▸ Set task: Stop after the line containing "<=2pt, shorten >=2pt]": print each line exactly from the first line of the listing up to that point.
——
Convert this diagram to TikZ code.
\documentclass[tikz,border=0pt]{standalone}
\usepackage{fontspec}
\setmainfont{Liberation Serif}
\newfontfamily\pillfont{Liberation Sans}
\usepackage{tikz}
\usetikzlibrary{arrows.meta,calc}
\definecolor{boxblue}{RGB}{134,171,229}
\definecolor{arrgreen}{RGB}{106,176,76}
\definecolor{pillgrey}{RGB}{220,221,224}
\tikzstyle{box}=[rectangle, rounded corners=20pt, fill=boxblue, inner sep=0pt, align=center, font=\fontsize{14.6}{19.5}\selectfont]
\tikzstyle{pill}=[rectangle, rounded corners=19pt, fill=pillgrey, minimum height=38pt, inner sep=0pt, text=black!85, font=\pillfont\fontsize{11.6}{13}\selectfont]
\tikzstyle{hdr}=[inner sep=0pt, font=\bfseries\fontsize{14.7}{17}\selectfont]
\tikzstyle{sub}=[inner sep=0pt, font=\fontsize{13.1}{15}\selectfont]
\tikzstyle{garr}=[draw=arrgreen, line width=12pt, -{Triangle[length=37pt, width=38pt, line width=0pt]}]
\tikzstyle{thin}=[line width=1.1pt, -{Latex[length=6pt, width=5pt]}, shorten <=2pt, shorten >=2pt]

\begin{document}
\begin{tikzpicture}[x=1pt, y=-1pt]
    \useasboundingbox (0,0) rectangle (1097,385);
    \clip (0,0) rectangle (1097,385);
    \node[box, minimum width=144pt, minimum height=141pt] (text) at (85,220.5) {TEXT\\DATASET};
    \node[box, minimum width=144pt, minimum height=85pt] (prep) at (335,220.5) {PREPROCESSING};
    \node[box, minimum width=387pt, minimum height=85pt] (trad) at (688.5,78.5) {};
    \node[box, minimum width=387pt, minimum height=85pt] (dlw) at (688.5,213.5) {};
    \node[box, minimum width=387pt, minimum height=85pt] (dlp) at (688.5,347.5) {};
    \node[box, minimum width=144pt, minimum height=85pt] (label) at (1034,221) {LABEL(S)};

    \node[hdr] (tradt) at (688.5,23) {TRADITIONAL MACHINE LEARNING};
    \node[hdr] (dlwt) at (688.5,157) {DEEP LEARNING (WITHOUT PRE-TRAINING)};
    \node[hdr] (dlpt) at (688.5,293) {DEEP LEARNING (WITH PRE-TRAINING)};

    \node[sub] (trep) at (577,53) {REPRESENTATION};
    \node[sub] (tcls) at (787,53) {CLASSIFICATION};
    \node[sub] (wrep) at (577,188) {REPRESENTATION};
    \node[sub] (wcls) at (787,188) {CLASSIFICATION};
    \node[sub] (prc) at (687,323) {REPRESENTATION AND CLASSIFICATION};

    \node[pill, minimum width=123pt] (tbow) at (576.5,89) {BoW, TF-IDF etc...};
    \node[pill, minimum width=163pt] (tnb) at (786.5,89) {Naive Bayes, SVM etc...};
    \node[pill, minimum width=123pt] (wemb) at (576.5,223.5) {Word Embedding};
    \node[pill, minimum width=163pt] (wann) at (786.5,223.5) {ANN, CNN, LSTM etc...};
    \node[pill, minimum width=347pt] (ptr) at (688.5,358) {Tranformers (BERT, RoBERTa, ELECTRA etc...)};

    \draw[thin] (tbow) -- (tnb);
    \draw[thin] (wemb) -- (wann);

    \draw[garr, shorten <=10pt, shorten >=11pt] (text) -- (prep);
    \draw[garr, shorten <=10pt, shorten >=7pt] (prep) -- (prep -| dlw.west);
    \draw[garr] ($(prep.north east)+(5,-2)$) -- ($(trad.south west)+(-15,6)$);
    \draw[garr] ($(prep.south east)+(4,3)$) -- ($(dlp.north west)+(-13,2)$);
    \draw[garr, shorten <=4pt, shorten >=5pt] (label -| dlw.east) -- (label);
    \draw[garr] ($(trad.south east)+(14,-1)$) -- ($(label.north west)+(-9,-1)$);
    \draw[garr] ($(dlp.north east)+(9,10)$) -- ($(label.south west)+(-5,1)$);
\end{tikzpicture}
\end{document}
——
▸ Exercise output:
Convert this diagram to TikZ code.
\documentclass[tikz,border=0pt]{standalone}
\usepackage{fontspec}
\setmainfont{Liberation Serif}
\newfontfamily\pillfont{Liberation Sans}
\usepackage{tikz}
\usetikzlibrary{arrows.meta,calc}
\definecolor{boxblue}{RGB}{134,171,229}
\definecolor{arrgreen}{RGB}{106,176,76}
\definecolor{pillgrey}{RGB}{220,221,224}
\tikzstyle{box}=[rectangle, rounded corners=20pt, fill=boxblue, inner sep=0pt, align=center, font=\fontsize{14.6}{19.5}\selectfont]
\tikzstyle{pill}=[rectangle, rounded corners=19pt, fill=pillgrey, minimum height=38pt, inner sep=0pt, text=black!85, font=\pillfont\fontsize{11.6}{13}\selectfont]
\tikzstyle{hdr}=[inner sep=0pt, font=\bfseries\fontsize{14.7}{17}\selectfont]
\tikzstyle{sub}=[inner sep=0pt, font=\fontsize{13.1}{15}\selectfont]
\tikzstyle{garr}=[draw=arrgreen, line width=12pt, -{Triangle[length=37pt, width=38pt, line width=0pt]}]
\tikzstyle{thin}=[line width=1.1pt, -{Latex[length=6pt, width=5pt]}, shorten <=2pt, shorten >=2pt]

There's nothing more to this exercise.